According to last week's standings, Jack Morris's $5.5 million arm is bringing in the worst Earned Run Average in the American league for the Toronto Blue Jays. Even in Baseball, this "Price/earnings" ratio doesn't check out. Was his stock inflated by bullish bidders?
The darling of the '91 World Champion Twins' turned down a generous offer to stay in the city where he grew up and became an ex-patriot for an ex-tra million (and is now assuming the persona of an ex-star). With no dividends, and a waning fan-club, questions about his worth remain.
J.M.'s slump makes a wry analogy for the performance of another J.M.: Jack Meyer, a.k.a. Junk issues and Mismanagement. The president of the Harvard Management Corporation has been acquiring unforced errors recently at the rate. Morris was signing autographs in the fair weather of '91.
This other J.M., the one with the M.B.A., has acquired a knack for throwing wild pitches with more at stake than an ERA. With an arm valued a mere $0.75 million, Meyer has the privilege of throwing the $5 billion baseball: the Harvard Endowment. With no instructions from the catcher, Meyer's strikes have become as few as Morris fans.
The recent setback from Marriott's division of its stock is only the latest in a series of blunders that have plagued HMC. The university has a 12% stake in Marriott preferred shares, worth about $35 million. (Incidentally, dividends on this investment to date cannot even pay Meyer's salary.) In an upcoming split, announced last fall, Marriott will become two different companies, Marriott International and Host Marriott of which the latter will absorb most of the company's $2.9 billion debt. The terms of this split, made clear in March, will stop dividends on the preferred stock and allow conversion only to the vastly weakened Host Marriott. Read: big losses for this year's endowment performance.
That the HMC has shown poor descretion in this one investment is not really the issue, despite Meyer and Co.'s continued purchase of shares in Marriott even after the company announced in March that no further dividends would be paid. The stinging embarrassment for Harvard, one of the few institutions of higher learning that has the resources to boast an endowment management corporation, is that its financial performance is not even competitive with the average national university's endowment portfolio.
The irony only gets stickier, as if Meyer was given pine tar for his glove, and his pitches got worse. Sporting the top graduate school of business administration in the country. Harvard cannot even manage its own finances. (An anology with the second-to-last place Oakland A's bloated payroll and its spoiled children, comes to mind.) It has brought to life in the HMC a mutant of one of Crichton's dinosaurs: a Moneysaurus-Rex. In place of the don't-play-God-with-nature message of Jurassic Park, we get a don't-play-ball-with-the-Harvard-endowment.
In the buy-out atmosphere of the 80s, it was okay to pay our top fees for outside help. The protospecies of the financier could be hired for a fee to come in, clean house, do a little short term restructuring, and sell our for a killing Boesky traded inside, and no one objected to Milken's $550 million base salary for his Junk services in 1987.

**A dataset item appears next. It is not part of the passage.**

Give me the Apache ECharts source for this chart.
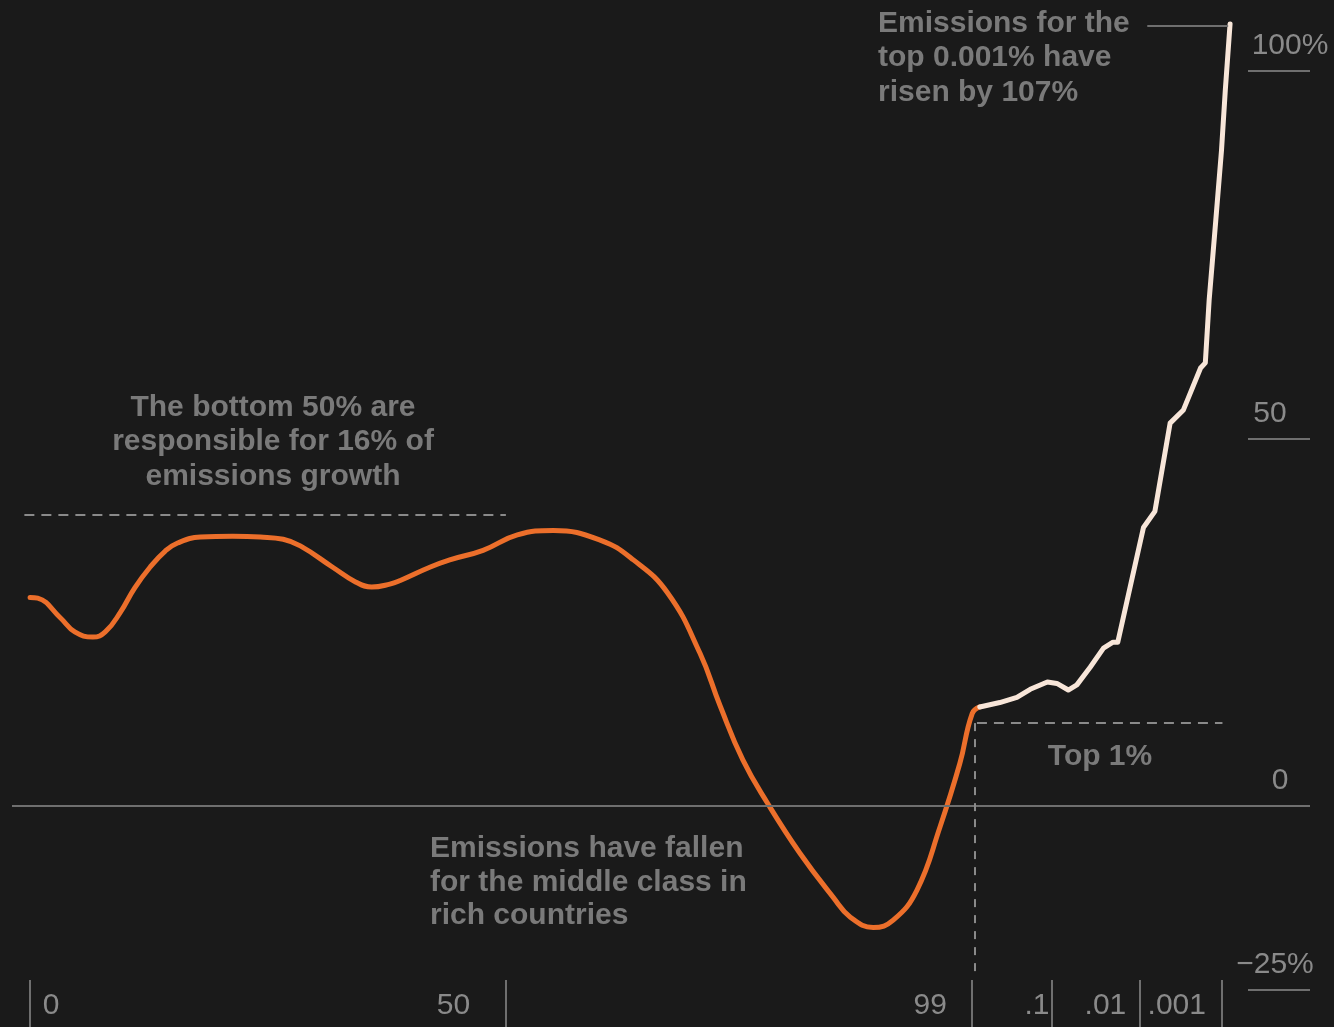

Now we have a different president, Boesky has since cleaned bathrooms for 11 cents an hour, and Milken is down to his last $125 million. Those in power now disparage of paying big fees. If the ghost of the generation of excess lives on in baseball, it must be exorcised from the investment world, above all in an academic setting. As an institution that prides itself on critical thinking, Harvard must learn to examine itself and its corporate ethics.
Why not draw on a few of its own human resources, as well? To start, is there a need for the HMC, with the Harvard Business School just across the Charles? Why not draw on the few elite who not only exercise their prowess in the business world, but are qualified to teach it to others? A small committee of HBS faculty would not only be in position to examine and redirect the endowment's investment's but could also draw on this direct management of a large corporation as a hands-on teaching tool.
It certainly would be a response to accusations that HBS students spend too much time in the classroom. Why not learn to play as well as watch America's favorite pastime?
The Harvard endowment could and should become a primary case study for Business School students. Extensive human resources could be devoted to analyzing the past and future of the markets at a fraction of the cost of Meyer's salary. Actual management decisions would be only be made by the committee.
Arbitration would never be an issue, and the players would always be on the home team. As tenured professors in the field of management, not only would the committee members have a stake in the performance of the investments (stock options, for committee members could be arranged), their expertise in management would be open to evaluation.
Given the current state of the endowment, making the post season may not be in the cards for a couple of years. However, with a good pitching staff, at least spectator turnout might improve, and the ones that come would be to boo the guy on the mound.